Laravel Tech Community
Laravel Tech Community
Laravel Tech Community
How to Diagnose and Resolve MySQL Process CPU Usage Spiking to 900%

Scenario 1: MySQL Process CPU Spikes to 900%

During heavy database operations, CPU usage can suddenly exceed 200% or even reach 900% when many concurrent low‑performance SQL statements run without proper indexes, especially if slow‑log is enabled.

Scenario 2: PHP Process CPU Spikes to 900%

Although PHP normally does not perform heavy CPU work, under high concurrency it can also cause CPU usage to soar to 900%.

Other Scenarios

Similar CPU spikes can occur with services like Redis or Nginx.

MySQL Process CPU Spiking to 900% – How to Handle?

Diagnosis Steps:

Use top to confirm that mysqld is the culprit.

If it is, run show processlist; to view active sessions and identify resource‑intensive SQL.

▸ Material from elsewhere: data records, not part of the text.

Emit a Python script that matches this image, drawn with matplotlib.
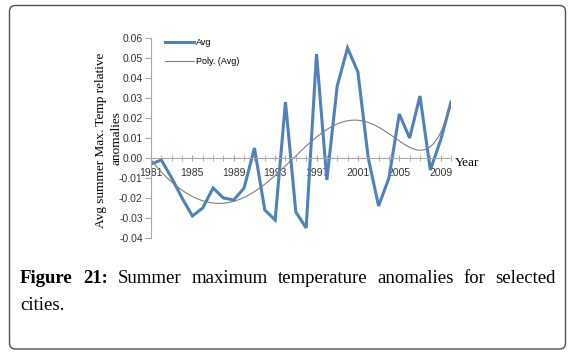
import matplotlib
matplotlib.use('Agg')
import matplotlib.pyplot as plt
from matplotlib.patches import FancyBboxPatch
import numpy as np

years = list(range(1981, 2011))
avg = [-0.003, -0.001, -0.010, -0.020, -0.029, -0.025, -0.015, -0.020, -0.021, -0.015,
       0.005, -0.026, -0.031, 0.028, -0.027, -0.035, 0.052, -0.011, 0.036, 0.055,
       0.043, 0.000, -0.024, -0.010, 0.022, 0.010, 0.031, -0.006, 0.009, 0.028]
y_ticks = [-0.04, -0.03, -0.02, -0.01, 0.00, 0.01, 0.02, 0.03, 0.04, 0.05, 0.06]
x_labels = [1981, 1985, 1989, 1993, 1997, 2001, 2005, 2009]

W, H = 574, 352
fig = plt.figure(figsize=(W / 100, H / 100), dpi=100)

# plot area in pixels: x 151..451, y 38 (0.06) .. 238 (-0.04)
ax = fig.add_axes([151 / W, (H - 238) / H, 300 / W, 200 / H])

x = np.array(years)
ax.plot(x, avg, color="#4F81BD", lw=2.2, label="Avg", solid_joinstyle="miter")

# 6th order polynomial trendline, as Excel "Poly. (Avg)"
t = x - x[0]
coef = np.polyfit(t, avg, 6)
tt = np.linspace(t[0], t[-1], 300)
ax.plot(tt + x[0], np.polyval(coef, tt), color="#7f7f7f", lw=0.8, label="Poly. (Avg)")

ax.set_xlim(1981, 2010)
ax.set_ylim(-0.04, 0.06)
for s in ["top", "right"]:
    ax.spines[s].set_visible(False)
ax.spines["bottom"].set_position(("data", 0))
for s in ["left", "bottom"]:
    ax.spines[s].set_color("#a6a6a6")
    ax.spines[s].set_linewidth(0.8)

ax.set_yticks(y_ticks)
ax.set_yticklabels([f"{v:.2f}" for v in y_ticks], fontsize=7.5,
                   family="Liberation Sans", color="#333333")
ax.tick_params(axis="y", direction="out", length=4, color="#a6a6a6", pad=2)

ax.set_xticks(x_labels)
ax.set_xticklabels([str(v) for v in x_labels], fontsize=7.5,
                   family="Liberation Sans", color="#333333")
ax.set_xticks(years, minor=True)
ax.tick_params(axis="x", which="both", direction="inout", length=5,
               color="#a6a6a6", pad=5)

leg = ax.legend(loc="upper left", bbox_to_anchor=(0.02, 1.04), frameon=False,
                prop={"family": "Liberation Sans", "size": 6.5},
                handlelength=3.2, handletextpad=0.2, labelspacing=1.1)

# y label, two lines as separate texts
fig.text(101 / W, 1 - 140 / H, "Avg summer Max. Temp relative",
         rotation=90, ha="center", va="center",
         family="Liberation Serif", fontsize=9.5)
fig.text(116 / W, 1 - 138 / H, "anomalies",
         rotation=90, ha="center", va="center",
         family="Liberation Serif", fontsize=9.5)
fig.text(455 / W, 1 - 163 / H, "Year", ha="left", va="center",
         family="Liberation Serif", fontsize=9.5)

# caption, justified first line
renderer = fig.canvas.get_renderer()
words = [("Figure", "bold"), ("21:", "bold"), ("Summer", "normal"), ("maximum", "normal"),
         ("temperature", "normal"), ("anomalies", "normal"), ("for", "normal"),
         ("selected", "normal")]
x0, x1 = 20, 556
base1 = H - 283
texts = []
for w, wt in words:
    tx = fig.text(0, 0, w, fontsize=13.5, family="Liberation Serif", weight=wt,
                  transform=None, va="baseline")
    texts.append(tx)
widths = [tx.get_window_extent(renderer).width for tx in texts]
gap = (x1 - x0 - sum(widths)) / (len(words) - 1)
cx = x0
for tx, wd in zip(texts, widths):
    tx.set_position((cx, base1))
    cx += wd + gap
fig.text(20, H - 310, "cities.", fontsize=13.5, family="Liberation Serif",
         transform=None, va="baseline")

box = FancyBboxPatch((9.5, 3), 556, 343.5, boxstyle="round,pad=0,rounding_size=6",
                     transform=None, fill=False, edgecolor="#505050", lw=1.0)
fig.patches.append(box)

fig.savefig("out.png", dpi=100)
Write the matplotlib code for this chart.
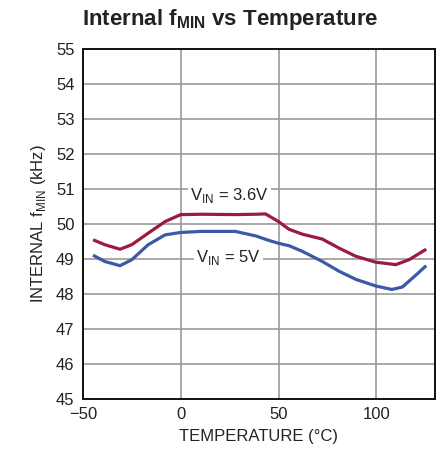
import matplotlib
matplotlib.use("Agg")
import matplotlib.pyplot as plt

temp_36 = [-44.8, -38.8, -31, -25, -16.6, -8, 0, 10.8, 27.9, 38.4, 43.3, 47, 50, 55.4, 62.2, 72.4, 81, 89.5, 99.7, 110, 116.7, 125.5]
fmin_36 = [49.55, 49.41, 49.28, 49.41, 49.74, 50.07, 50.27, 50.28, 50.27, 50.28, 50.29, 50.17, 50.07, 49.85, 49.71, 49.57, 49.31, 49.08, 48.91, 48.84, 48.98, 49.28]
temp_5 = [-44.8, -38.8, -31, -25, -16.6, -8, 0, 10.8, 27.9, 38.4, 45.2, 50, 55.4, 62.2, 72.4, 81, 89.5, 99.7, 108, 113.3, 119.2, 125.5]
fmin_5 = [49.11, 48.93, 48.81, 48.98, 49.41, 49.69, 49.76, 49.79, 49.79, 49.66, 49.53, 49.45, 49.38, 49.22, 48.93, 48.65, 48.42, 48.23, 48.13, 48.20, 48.49, 48.81]

x_ticks = [-50, 0, 50, 100]
y_ticks = list(range(45, 56))

fam = ['Liberation Sans Narrow', 'Liberation Sans', 'DejaVu Sans']
plt.rcParams['font.family'] = fam

fig = plt.figure(figsize=(4.48, 4.61), dpi=100)
ax = fig.add_axes([0.185, 0.1345, 0.786, 0.759])

ax.plot(temp_36, fmin_36, color='#9a1b3c', lw=2.3, solid_capstyle='butt', solid_joinstyle='round', zorder=3)
ax.plot(temp_5, fmin_5, color='#3a5aa8', lw=2.3, solid_capstyle='butt', solid_joinstyle='round', zorder=3)

ax.set_xlim(-50, 130)
ax.set_ylim(45, 55)
ax.set_xticks(x_ticks)
ax.set_xticklabels(['\u221250', '0', '50', '100'])
ax.set_yticks(y_ticks)
ax.tick_params(length=0, labelsize=12, colors='#222222', pad=6)
ax.grid(True, color='#999999', lw=1.2)
ax.set_axisbelow(True)
for s in ax.spines.values():
    s.set_linewidth(1.4)
    s.set_color('#111111')

ax.set_xlabel('TEMPERATURE (\u00b0C)', fontsize=12, color='#222222', labelpad=5)
ax.set_ylabel(r'INTERNAL f$_{\mathregular{MIN}}$ (kHz)', fontsize=12, color='#222222', labelpad=6)

bbox = dict(facecolor='white', edgecolor='none', pad=1.5)
ax.text(25, 50.83, r'V$_{\mathregular{IN}}$ = 3.6V', fontsize=12, ha='center', va='center', color='#222222', bbox=bbox, zorder=2)
ax.text(24.4, 49.05, r'V$_{\mathregular{IN}}$ = 5V', fontsize=12, ha='center', va='center', color='#222222', bbox=bbox, zorder=2)

fig.text(0.515, 0.958, r'Internal f$_{\mathregular{MIN}}$ vs Temperature', fontsize=16, fontweight='bold',
         ha='center', va='center', color='#222222')

fig.savefig('out.png', dpi=100)
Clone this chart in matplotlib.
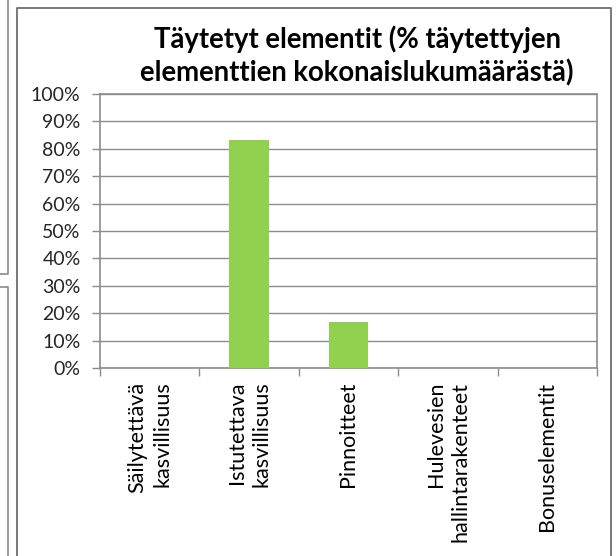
import numpy as np
import matplotlib
matplotlib.use('Agg')
import matplotlib.pyplot as plt
from matplotlib.lines import Line2D

plt.rcParams['font.family'] = ['Lato', 'DejaVu Sans']

categories = ["Säilytettävä\nkasvillisuus", "Istutettava\nkasvillisuus",
              "Pinnoitteet", "Hulevesien\nhallintarakenteet", "Bonuselementit"]
values = [0.0, 83.33, 16.67, 0.0, 0.0]
yticks = [0, 10, 20, 30, 40, 50, 60, 70, 80, 90, 100]
title = "Täytetyt elementit (% täytettyjen\nelementtien kokonaislukumäärästä)"

W, H = 616, 556
fig = plt.figure(figsize=(W / 100, H / 100), dpi=100)

# ── reunaviivat (kaavion kehys + viereisten kaavioiden reunat) ──
def fline(xs, ys, color='#7f7f7f', lw=1.2):
    fig.add_artist(Line2D([x / W for x in xs], [1 - y / H for y in ys],
                          color=color, lw=lw, transform=fig.transFigure))

fline([17, 17, 611, 611], [H, 8, 8, H], color='#6e6e6e', lw=1.3)
fline([8, 8, 0], [0, 274, 274], color='#8a8a8a')
fline([0, 8, 8], [287, 287, H], color='#8a8a8a')

x0, x1, y0, y1 = 100, 597, 94, 368
ax = fig.add_axes([x0 / W, 1 - y1 / H, (x1 - x0) / W, (y1 - y0) / H])

x = np.arange(len(categories))
ax.bar(x, values, width=0.4, color='#92d050', zorder=3)

ax.set_xlim(-0.5, len(categories) - 0.5)
ax.set_ylim(0, 100)
ax.set_yticks(yticks)
ax.set_yticklabels([f"{v}%" for v in yticks], fontsize=14, color='#262626')
ax.yaxis.grid(True, color='#8c8c8c', lw=1.0, zorder=0)
ax.set_axisbelow(True)

ax.set_xticks(np.arange(len(categories) + 1) - 0.5)
ax.set_xticklabels([])
ax.tick_params(axis='both', length=6, color='#8c8c8c', width=1.0)
ax.tick_params(axis='y', pad=8)

for s in ax.spines.values():
    s.set_color('#8c8c8c')
    s.set_linewidth(1.2)

for i, c in enumerate(categories):
    ax.text(i, -0.05, c, transform=ax.get_xaxis_transform(),
            rotation=90, ha='center', va='top', multialignment='right',
            fontsize=15.5, color='#000000', linespacing=1.3)

fig.text(357 / W, 1 - 56 / H, title, ha='center', va='center',
         fontsize=19.8, fontweight='bold', color='#000000', linespacing=1.28)

fig.savefig('out.png', dpi=100)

Examine the offending SQL, its execution plan, and check for missing indexes or excessive data volume.

Remediation Process:

Kill the problematic threads while monitoring CPU drop, then adjust the queries (add indexes, rewrite SQL, tweak memory parameters) and restart them.

If missing indexes are found, create them; if many sessions flood in, collaborate with the application team to limit connection counts.

Optimization is iterative: apply one change, observe the effect, then continue refining.

In a real incident, a poorly written SQL caused MySQL CPU usage to exceed 900%. After adding the appropriate index and moving frequent reads to Redis cache, CPU stabilized around 70‑80%.

Key observations:

Avoid enabling slow‑log when CPU is already high; it can further degrade performance. show processlist quickly reveals the heavy SQL statements, often pointing to index, lock, or large‑table issues.

Introduce caching (e.g., Redis) to reduce query frequency on MySQL.

Memory tuning can also help alleviate CPU pressure.

Do not turn on slow‑log during high CPU usage because it adds disk I/O overhead.

Use show processlist to pinpoint problematic queries and address index or query inefficiencies.

Employ a cache layer to offload read traffic from MySQL.

Consider memory parameter adjustments as part of the solution.

In summary, the incident was resolved primarily by adding missing indexes and integrating caching, which together reduced CPU consumption dramatically.